ENGL 213A -- Autumn Quarter 2015

MODERN/POST MOD LITERATURE (Imitations, Forgeries, Fragments, and Copies) Burstein TTh 2:30-4:20 14062

English 213, Fall 2015, Modern and Postmodern Literature

What did modernism do to us? Has it stopped doing it? What is the “post-” in “postmodernism” doing there? This course introduces the student to both modern and postmodern prose, mostly American and British, but with a few moments hopefully not lost in translation. Moving back and forth between modern and postmodernist fiction, this class will pair a few indubitably modernist literary texts with their later-born literary twins—so for instance we'll begin with Wilde's The Picture of Dorian Gray (1891) and read it against the English writer Will Self's Dorian: An Imitation (2002); and pair Woolf’s Mrs. Dalloway with Cunningham’s The Hours, the title of refers to (one of) Woolf’s “original” titles for what turned into Mrs. Dalloway. The class will pay attention to imitations, forgeries, fragments, and copies (What is the status of the original?
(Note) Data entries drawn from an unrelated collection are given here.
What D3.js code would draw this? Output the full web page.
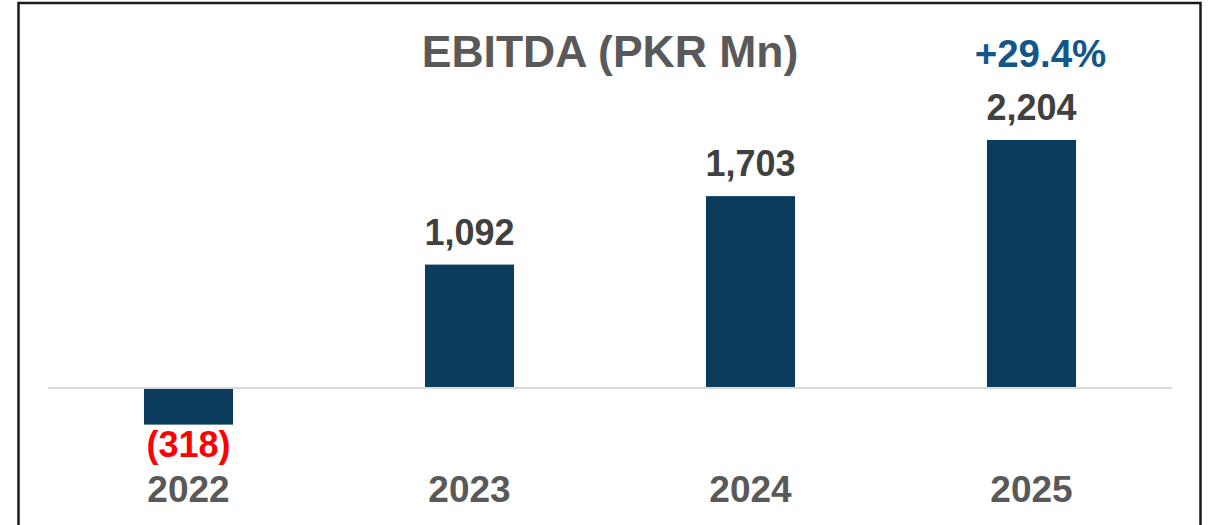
<!DOCTYPE html>
<html>
<head>
<meta charset="utf-8">
<script src="https://cdn.jsdelivr.net/npm/d3@7"></script>
<style>
  body { margin: 0; background: #fff; }
  svg { display: block; font-family: "Liberation Sans", Arial, sans-serif; font-weight: bold; }
</style>
</head>
<body>
<svg></svg>
<script>
const years = ["2022", "2023", "2024", "2025"]
const ebitda = [-318, 1092, 1703, 2204]
const growthLabel = "+29.4%"
const title = "EBITDA (PKR Mn)"

const width = 1208, height = 525

const svg = d3.select("svg")
.attr("width", width)
.attr("height", height)

// frame
svg.append("rect")
.attr("x", 18.5).attr("y", 3)
.attr("width", 1182).attr("height", 530)
.attr("fill", "none")
.attr("stroke", "#1a1a1a")
.attr("stroke-width", 2.5)

const x = d3.scaleBand()
.domain(years)
.range([48, 1172])
.paddingInner(0.683)
.paddingOuter(0.3415)

const y = d3.scaleLinear()
.domain([-500, 2500])
.range([443, 106.8])

const fmt = v => v < 0 ? `(${d3.format(",")(-v)})` : d3.format(",")(v)

// zero line
svg.append("line")
.attr("x1", 48).attr("x2", 1172)
.attr("y1", y(0) + 1).attr("y2", y(0) + 1)
.attr("stroke", "#d9d9d9")
.attr("stroke-width", 2)

const data = years.map((yr, i) => ({year: yr, value: ebitda[i]}))

svg.selectAll("rect.bar")
.data(data)
.join("rect")
.classed("bar", true)
.attr("x", d => x(d.year))
.attr("width", x.bandwidth())
.attr("y", d => d.value >= 0 ? y(d.value) : y(0) + 2)
.attr("height", d => Math.abs(y(d.value) - y(0)))
.attr("fill", "#0b3c5d")

svg.selectAll("text.val")
.data(data)
.join("text")
.classed("val", true)
.attr("x", d => x(d.year) + x.bandwidth() / 2)
.attr("y", d => d.value >= 0 ? y(d.value) - 20 : y(d.value) + 34)
.attr("text-anchor", "middle")
.style("font-size", "36px")
.style("fill", d => d.value < 0 ? "#ff0000" : "#404040")
.text(d => fmt(d.value))

svg.selectAll("text.year")
.data(data)
.join("text")
.classed("year", true)
.attr("x", d => x(d.year) + x.bandwidth() / 2)
.attr("y", 502)
.attr("text-anchor", "middle")
.style("font-size", "37px")
.style("fill", "#595959")
.text(d => d.year)

svg.append("text")
.attr("x", 610)
.attr("y", 67)
.attr("text-anchor", "middle")
.style("font-size", "44.5px")
.style("fill", "#595959")
.text(title)

svg.append("text")
.attr("x", x("2025") + x.bandwidth() / 2 + 9)
.attr("y", 67)
.attr("text-anchor", "middle")
.style("font-size", "38.5px")
.style("fill", "#15568a")
.text(growthLabel)
</script>
</body>
</html>
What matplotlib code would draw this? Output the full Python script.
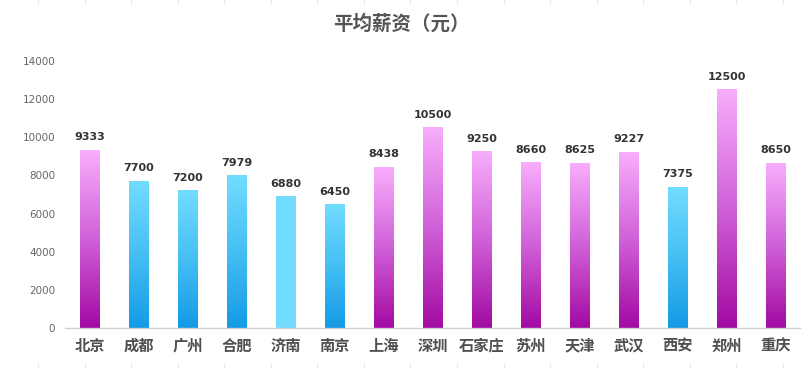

Is there an original?); representations of inner experience; and attune the student to matters of literary form. Reading will range from Ford Madox Ford to Italo Calvino, with Lydia Davis and Borges somewhere in between. Other authors are likely to include Angela Carter, Thomas Pynchon, and Jenny Offill's recent Dpt. of Speculation.

This course doesn't presume prior knowledge about literary history, but it does require that the reader be alert, assiduous—it’s a reading-heavy class—and articulate. There will be papers and an exam.